• WORK TO DO:
Each line of the listing must be transcribed exactly, except for the images, which should be excluded.

• SOURCE DATA:
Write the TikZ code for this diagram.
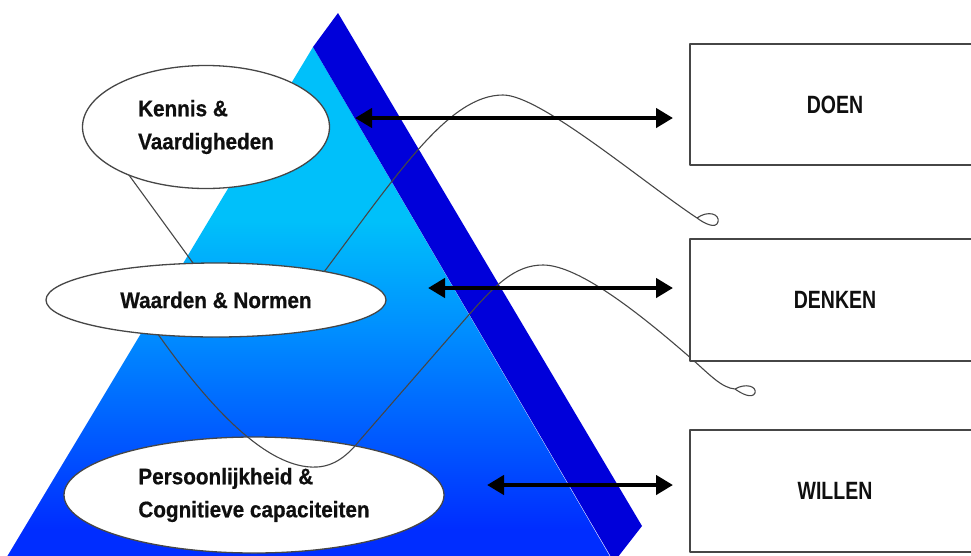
\documentclass[tikz,border=0pt]{standalone}
\usepackage{fontspec}
\newfontfamily\ovalfont[FakeStretch=0.92,BoldFeatures={FakeBold=0.6}]{Liberation Sans}
\newfontfamily\boxfont[FakeStretch=0.78]{Liberation Sans}
\usetikzlibrary{shapes.geometric,arrows.meta}
\definecolor{facetop}{RGB}{0,192,250}
\definecolor{facemid}{RGB}{0,140,255}
\definecolor{facelow}{RGB}{0,95,255}
\definecolor{facebot}{RGB}{0,45,255}
\definecolor{bandblue}{RGB}{0,0,218}
\definecolor{rimgray}{RGB}{70,70,70}
\definecolor{inkblack}{RGB}{15,15,15}
\pgfdeclareverticalshading{facefill}{100bp}{color(0bp)=(facebot); color(28bp)=(facebot);
   color(38bp)=(facelow); color(47bp)=(facemid); color(58bp)=(facetop); color(100bp)=(facetop)}

\begin{document}
\begin{tikzpicture}[x=1pt, y=-1pt, line join=round,
    strand/.style={draw=rimgray, line width=1.1pt},
    twoway/.style={line width=4.8pt, {Triangle[length=17pt,width=19pt]}-{Triangle[length=17pt,width=19pt]}}]
\useasboundingbox (0,0) rectangle (971,555);
\clip (0,0) rectangle (971,555);

   \shade[shading=facefill] (313,47) -- (5,560) -- (612,560) -- cycle;
   \fill[bandblue] (338,13) -- (642,526) -- (614,562) -- (313,47) -- cycle;

   \begin{scope}[every node/.style={ellipse,draw=rimgray,line width=1.3pt,fill=white,
         inner sep=0pt,align=left,text=inkblack,font=\ovalfont\bfseries\fontsize{22.5}{33}\selectfont}]
    \node[minimum width=380pt, minimum height=116pt] (persoon) at (254,495)
       {Persoonlijkheid \&\\Cognitieve capaciteiten};
   \end{scope}

\draw[strand] (118,160) -- (193,263) .. controls (225,310) and (300,305) .. (327,268)
   .. controls (400,170) and (450,95) .. (503,95)
   .. controls (540,95) and (640,180) .. (697,218)
   .. controls (708,210) and (720,214) .. (718,222)
   .. controls (716,229) and (705,224) .. (697,218);
\draw[strand] (140,312) -- (160,337) .. controls (205,400) and (265,470) .. (317,467)
   .. controls (335,466) and (348,455) .. (360,440)
   -- (467,317)
   .. controls (495,285) and (515,265) .. (543,265)
   .. controls (580,265) and (645,318) .. (693,360)
   .. controls (710,375) and (722,388) .. (735,389)
   .. controls (745,383) and (757,386) .. (755,393)
   .. controls (752,399) and (742,394) .. (735,389);

   \begin{scope}[every node/.style={ellipse,draw=rimgray,line width=1.3pt,fill=white,
         inner sep=0pt,align=left,text=inkblack,font=\ovalfont\bfseries\fontsize{22.5}{33}\selectfont}]
    \node[minimum width=247pt, minimum height=123pt] (kennis) at (206,127) {Kennis \&\\Vaardigheden};
    \node[minimum width=340pt, minimum height=74pt] (waarden) at (216,300) {Waarden \& Normen};
   \end{scope}

   \begin{scope}[every node/.style={rectangle,draw=rimgray,line width=2pt,fill=white,
         minimum width=290pt,text=inkblack,font=\boxfont\bfseries\fontsize{25}{30}\selectfont}]
    \node[minimum height=121pt] (doen) at (835,104.5) {DOEN};
    \node[minimum height=122pt] (denken) at (835,300) {DENKEN};
    \node[minimum height=122pt] (willen) at (835,491) {WILLEN};
   \end{scope}

\coordinate (doenL) at (355,118);
\coordinate (doenR) at (673,118);
\coordinate (denkenL) at (428,288);
\coordinate (denkenR) at (673,288);
\coordinate (willenL) at (487,485);
\coordinate (willenR) at (673,485);
\draw[twoway] (doenL) -- (doenR);
\draw[twoway] (denkenL) -- (denkenR);
\draw[twoway] (willenL) -- (willenR);
\end{tikzpicture}
\end{document}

• ANSWER FOR THE TASK:
Write the TikZ code for this diagram.
\documentclass[tikz,border=0pt]{standalone}
\usepackage{fontspec}
\newfontfamily\ovalfont[FakeStretch=0.92,BoldFeatures={FakeBold=0.6}]{Liberation Sans}
\newfontfamily\boxfont[FakeStretch=0.78]{Liberation Sans}
\usetikzlibrary{shapes.geometric,arrows.meta}
\definecolor{facetop}{RGB}{0,192,250}
\definecolor{facemid}{RGB}{0,140,255}
\definecolor{facelow}{RGB}{0,95,255}
\definecolor{facebot}{RGB}{0,45,255}
\definecolor{bandblue}{RGB}{0,0,218}
\definecolor{rimgray}{RGB}{70,70,70}
\definecolor{inkblack}{RGB}{15,15,15}
\pgfdeclareverticalshading{facefill}{100bp}{color(0bp)=(facebot); color(28bp)=(facebot);
   color(38bp)=(facelow); color(47bp)=(facemid); color(58bp)=(facetop); color(100bp)=(facetop)}

\begin{document}
\begin{tikzpicture}[x=1pt, y=-1pt, line join=round,
    strand/.style={draw=rimgray, line width=1.1pt},
    twoway/.style={line width=4.8pt, {Triangle[length=17pt,width=19pt]}-{Triangle[length=17pt,width=19pt]}}]
\useasboundingbox (0,0) rectangle (971,555);
\clip (0,0) rectangle (971,555);

   \shade[shading=facefill] (313,47) -- (5,560) -- (612,560) -- cycle;
   \fill[bandblue] (338,13) -- (642,526) -- (614,562) -- (313,47) -- cycle;

   \begin{scope}[every node/.style={ellipse,draw=rimgray,line width=1.3pt,fill=white,
         inner sep=0pt,align=left,text=inkblack,font=\ovalfont\bfseries\fontsize{22.5}{33}\selectfont}]
    \node[minimum width=380pt, minimum height=116pt] (persoon) at (254,495)
       {Persoonlijkheid \&\\Cognitieve capaciteiten};
   \end{scope}

\draw[strand] (118,160) -- (193,263) .. controls (225,310) and (300,305) .. (327,268)
   .. controls (400,170) and (450,95) .. (503,95)
   .. controls (540,95) and (640,180) .. (697,218)
   .. controls (708,210) and (720,214) .. (718,222)
   .. controls (716,229) and (705,224) .. (697,218);
\draw[strand] (140,312) -- (160,337) .. controls (205,400) and (265,470) .. (317,467)
   .. controls (335,466) and (348,455) .. (360,440)
   -- (467,317)
   .. controls (495,285) and (515,265) .. (543,265)
   .. controls (580,265) and (645,318) .. (693,360)
   .. controls (710,375) and (722,388) .. (735,389)
   .. controls (745,383) and (757,386) .. (755,393)
   .. controls (752,399) and (742,394) .. (735,389);

   \begin{scope}[every node/.style={ellipse,draw=rimgray,line width=1.3pt,fill=white,
         inner sep=0pt,align=left,text=inkblack,font=\ovalfont\bfseries\fontsize{22.5}{33}\selectfont}]
    \node[minimum width=247pt, minimum height=123pt] (kennis) at (206,127) {Kennis \&\\Vaardigheden};
    \node[minimum width=340pt, minimum height=74pt] (waarden) at (216,300) {Waarden \& Normen};
   \end{scope}

   \begin{scope}[every node/.style={rectangle,draw=rimgray,line width=2pt,fill=white,
         minimum width=290pt,text=inkblack,font=\boxfont\bfseries\fontsize{25}{30}\selectfont}]
    \node[minimum height=121pt] (doen) at (835,104.5) {DOEN};
    \node[minimum height=122pt] (denken) at (835,300) {DENKEN};
    \node[minimum height=122pt] (willen) at (835,491) {WILLEN};
   \end{scope}

\coordinate (doenL) at (355,118);
\coordinate (doenR) at (673,118);
\coordinate (denkenL) at (428,288);
\coordinate (denkenR) at (673,288);
\coordinate (willenL) at (487,485);
\coordinate (willenR) at (673,485);
\draw[twoway] (doenL) -- (doenR);
\draw[twoway] (denkenL) -- (denkenR);
\draw[twoway] (willenL) -- (willenR);
\end{tikzpicture}
\end{document}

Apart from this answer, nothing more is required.